Impact of Supply Chain Agility on Customer Satisfaction

In today’s world where customers have more choices than ever, it is essential that companies focus on delivering the best possible experience to their customers. Luxury brands like those of the fashion and retail industry have customers that have come to expect nothing but the best. In that case, it is necessary to ensure the timely delivery of goods against all the volatilities and turbulences that present themselves in supply chain operations. Even retail brands like Target and Costco have to make huge advances in their supply chain operations to stay competitive against giants like Walmarts. Here’s a look at the practices that make for better supply chain management and how that affects customer satisfaction.
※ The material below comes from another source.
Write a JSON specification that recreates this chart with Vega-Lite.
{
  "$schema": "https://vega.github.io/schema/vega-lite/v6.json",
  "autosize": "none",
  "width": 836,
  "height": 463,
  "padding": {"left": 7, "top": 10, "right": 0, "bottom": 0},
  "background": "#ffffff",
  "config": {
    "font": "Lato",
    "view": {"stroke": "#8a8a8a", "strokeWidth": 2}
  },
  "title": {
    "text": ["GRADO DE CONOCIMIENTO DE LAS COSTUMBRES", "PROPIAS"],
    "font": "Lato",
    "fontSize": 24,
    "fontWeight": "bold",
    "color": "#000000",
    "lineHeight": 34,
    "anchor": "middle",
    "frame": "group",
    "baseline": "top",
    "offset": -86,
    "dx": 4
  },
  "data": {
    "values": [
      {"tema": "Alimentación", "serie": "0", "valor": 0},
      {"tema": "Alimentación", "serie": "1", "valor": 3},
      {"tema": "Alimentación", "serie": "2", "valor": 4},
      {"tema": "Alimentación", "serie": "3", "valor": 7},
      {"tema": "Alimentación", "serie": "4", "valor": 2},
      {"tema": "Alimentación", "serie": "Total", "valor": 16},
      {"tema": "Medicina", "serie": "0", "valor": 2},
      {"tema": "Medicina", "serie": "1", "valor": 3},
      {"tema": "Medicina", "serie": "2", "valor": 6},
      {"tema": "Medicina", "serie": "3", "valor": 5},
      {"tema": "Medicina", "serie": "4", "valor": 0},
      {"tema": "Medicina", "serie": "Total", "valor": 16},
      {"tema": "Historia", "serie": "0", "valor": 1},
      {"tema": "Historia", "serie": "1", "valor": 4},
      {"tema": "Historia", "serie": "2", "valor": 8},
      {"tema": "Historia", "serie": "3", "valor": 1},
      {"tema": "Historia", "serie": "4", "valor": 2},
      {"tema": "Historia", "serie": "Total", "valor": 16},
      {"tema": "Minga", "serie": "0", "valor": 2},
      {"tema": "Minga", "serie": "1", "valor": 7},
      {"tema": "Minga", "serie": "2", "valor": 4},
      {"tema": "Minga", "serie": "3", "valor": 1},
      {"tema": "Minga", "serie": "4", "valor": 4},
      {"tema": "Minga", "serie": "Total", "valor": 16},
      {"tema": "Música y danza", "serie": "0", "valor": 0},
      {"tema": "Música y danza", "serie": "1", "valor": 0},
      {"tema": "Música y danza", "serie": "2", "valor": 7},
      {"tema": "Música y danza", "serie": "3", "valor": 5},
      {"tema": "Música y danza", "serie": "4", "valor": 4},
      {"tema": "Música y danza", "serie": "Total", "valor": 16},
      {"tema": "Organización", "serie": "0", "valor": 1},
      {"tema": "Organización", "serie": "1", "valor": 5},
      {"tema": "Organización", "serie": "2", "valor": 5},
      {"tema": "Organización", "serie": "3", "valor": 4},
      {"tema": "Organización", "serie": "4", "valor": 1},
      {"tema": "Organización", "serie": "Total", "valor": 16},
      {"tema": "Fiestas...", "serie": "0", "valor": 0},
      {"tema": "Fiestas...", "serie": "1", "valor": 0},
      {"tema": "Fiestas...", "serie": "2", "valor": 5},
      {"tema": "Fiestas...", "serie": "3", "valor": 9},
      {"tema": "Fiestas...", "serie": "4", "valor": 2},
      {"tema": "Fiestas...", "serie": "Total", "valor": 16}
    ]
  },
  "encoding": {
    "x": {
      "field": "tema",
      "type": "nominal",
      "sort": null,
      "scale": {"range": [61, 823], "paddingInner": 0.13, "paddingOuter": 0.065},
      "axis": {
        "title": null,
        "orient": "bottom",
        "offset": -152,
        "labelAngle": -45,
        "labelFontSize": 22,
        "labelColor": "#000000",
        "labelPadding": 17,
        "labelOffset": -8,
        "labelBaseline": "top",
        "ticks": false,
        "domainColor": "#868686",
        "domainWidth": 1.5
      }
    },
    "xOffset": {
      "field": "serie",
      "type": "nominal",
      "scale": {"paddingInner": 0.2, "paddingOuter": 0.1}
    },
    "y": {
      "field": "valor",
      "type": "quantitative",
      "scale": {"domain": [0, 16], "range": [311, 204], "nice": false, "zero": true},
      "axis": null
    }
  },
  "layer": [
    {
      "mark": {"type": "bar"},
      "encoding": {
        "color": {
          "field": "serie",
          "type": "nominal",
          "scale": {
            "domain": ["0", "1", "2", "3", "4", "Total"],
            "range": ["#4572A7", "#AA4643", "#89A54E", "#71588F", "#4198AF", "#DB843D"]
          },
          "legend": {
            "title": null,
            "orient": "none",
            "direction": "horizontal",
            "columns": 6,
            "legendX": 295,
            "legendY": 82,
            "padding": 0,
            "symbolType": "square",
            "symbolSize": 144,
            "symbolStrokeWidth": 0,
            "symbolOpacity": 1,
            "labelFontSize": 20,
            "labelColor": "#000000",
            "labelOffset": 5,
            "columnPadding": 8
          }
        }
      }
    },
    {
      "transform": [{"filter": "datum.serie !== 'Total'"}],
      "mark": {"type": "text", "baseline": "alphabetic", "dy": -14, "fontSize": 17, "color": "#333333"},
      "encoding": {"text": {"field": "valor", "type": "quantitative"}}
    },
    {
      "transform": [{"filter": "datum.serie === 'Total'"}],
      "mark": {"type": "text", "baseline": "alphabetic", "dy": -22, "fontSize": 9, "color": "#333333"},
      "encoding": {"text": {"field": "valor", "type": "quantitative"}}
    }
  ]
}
Focusing on Customer Satisfaction

So far, our discussion of using efficient supply chain systems has focused mainly on bringing down cost by increasing efficiency. While cost cutting is undoubtedly an integral part of every manufacturing operation, several upscale brands care more about overall customer satisfaction. Agility with regards to supply chain operations refers to the adaptability of the operation in real time. To that end, the agilest operations are the ones in which uncertainty is mastered, and the operation is responsive to any volatilities. For example, luxury fashion brands are concerned more with the increase in speed, quality, and flexibility that blockchains can bring to their operations. Even everyday use items like groceries and fresh produce can benefit a great deal from agile supply chains. By making their operations agiler, companies can save a great deal on wastages in the case of fresh produce or raw materials. Better communication throughout the operation makes for better planning of the delivery. For example, in the case of inelastic everyday products, a delay in shipping a batch of products can make for a bad experience for the customers. If instead, the delay was accounted for, management can procure the goods from other sources. Furthermore,  keeping the operations agile makes for more competition from suppliers and hence, better prices for the goods in bulk. Therefore, they can pass the savings down to their customers making for better customer experience.
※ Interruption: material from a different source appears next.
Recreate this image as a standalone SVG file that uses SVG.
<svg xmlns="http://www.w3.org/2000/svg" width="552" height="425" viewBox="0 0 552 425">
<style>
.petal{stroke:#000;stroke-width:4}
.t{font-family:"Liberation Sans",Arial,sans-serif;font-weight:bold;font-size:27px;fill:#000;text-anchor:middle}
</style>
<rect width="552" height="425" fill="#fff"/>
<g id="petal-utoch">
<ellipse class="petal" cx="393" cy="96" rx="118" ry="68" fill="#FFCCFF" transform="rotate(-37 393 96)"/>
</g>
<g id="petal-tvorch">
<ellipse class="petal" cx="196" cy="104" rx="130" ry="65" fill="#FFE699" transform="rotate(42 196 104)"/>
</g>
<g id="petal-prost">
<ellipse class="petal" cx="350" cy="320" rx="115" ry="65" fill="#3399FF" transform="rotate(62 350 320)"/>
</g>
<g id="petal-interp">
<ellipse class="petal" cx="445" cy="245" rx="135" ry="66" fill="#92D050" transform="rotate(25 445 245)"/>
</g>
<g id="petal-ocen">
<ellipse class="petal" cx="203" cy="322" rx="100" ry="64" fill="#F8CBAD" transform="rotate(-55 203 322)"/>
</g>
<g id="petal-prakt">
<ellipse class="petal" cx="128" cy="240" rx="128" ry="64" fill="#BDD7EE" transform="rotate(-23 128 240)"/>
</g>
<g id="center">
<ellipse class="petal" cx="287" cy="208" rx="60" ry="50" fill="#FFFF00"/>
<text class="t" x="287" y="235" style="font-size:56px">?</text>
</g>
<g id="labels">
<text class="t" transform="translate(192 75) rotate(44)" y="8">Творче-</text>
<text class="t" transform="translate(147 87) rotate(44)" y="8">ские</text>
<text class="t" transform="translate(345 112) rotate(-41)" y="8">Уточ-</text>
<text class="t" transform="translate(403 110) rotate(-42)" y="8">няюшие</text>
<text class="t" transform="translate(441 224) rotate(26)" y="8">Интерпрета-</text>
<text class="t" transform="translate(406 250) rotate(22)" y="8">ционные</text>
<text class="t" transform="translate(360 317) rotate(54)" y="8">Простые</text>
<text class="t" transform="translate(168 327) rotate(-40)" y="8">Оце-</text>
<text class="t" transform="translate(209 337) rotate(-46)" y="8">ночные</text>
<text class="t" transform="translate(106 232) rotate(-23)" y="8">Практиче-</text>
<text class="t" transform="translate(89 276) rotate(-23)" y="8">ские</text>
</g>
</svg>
Walmart, one of the biggest retail chain in the world has unique ways to deal with sources of turbulence and volatility in its operations. Walmart boasts of one of the most complicated and intricate supply chain models in the world and stocks products made in more than 70 countries and at any given time. Walmart operates more than 11,000 stores in 27 countries around the world and manages an average of $32 billion in inventory regularly. These are impressive numbers, and a more in-depth look at their operations can yield several insights about well-run supply chain models. Walmart runs one of the agilest operations in the world as customers have come to expect the best goods at the lowest prices from Walmart. Walmart goal since its inception has been to provide customers with the goods they wanted whenever and wherever they wanted them. To that end, the company has focused on developing an infrastructure that allows them to do so. The critical parts of the infrastructure include:

  • Fewer links in the supply chain – From early on, Walmart has focused on removing as many intermediaries as possible. For doing that, the company works directly with manufacturers to cut costs and more efficiently manage the supply chain. This has helped keep Walmart their distribution costs to a minimum – nearly 50% less than its competitors Kmart and Sears.
  • Strategic vendor partnerships – Walmart has long focused on long-term collaboration with vendors who can provide goods at very high volume and the lowest prices. Due to this, Walmart’s global suppliers, warehouses, and retail stores function as a single entity.
  • Cross-docking – One of the logistics practices that Walmart has pioneered and relies heavily on for everyday operations. Cross-docking saves on storage cost by directly changing one mode of transport for the other. That is, it works by unloading items from an incoming truck or railway car and loading these materials directly into outbound trucks, or other modes of transport, with no storage in between.

This shows the immense complexity required in maintaining the world’s largest retail chain and provide customers with the best experience possible. Herein lies some great lessons for other supply chain management systems that want to be as efficient as possible.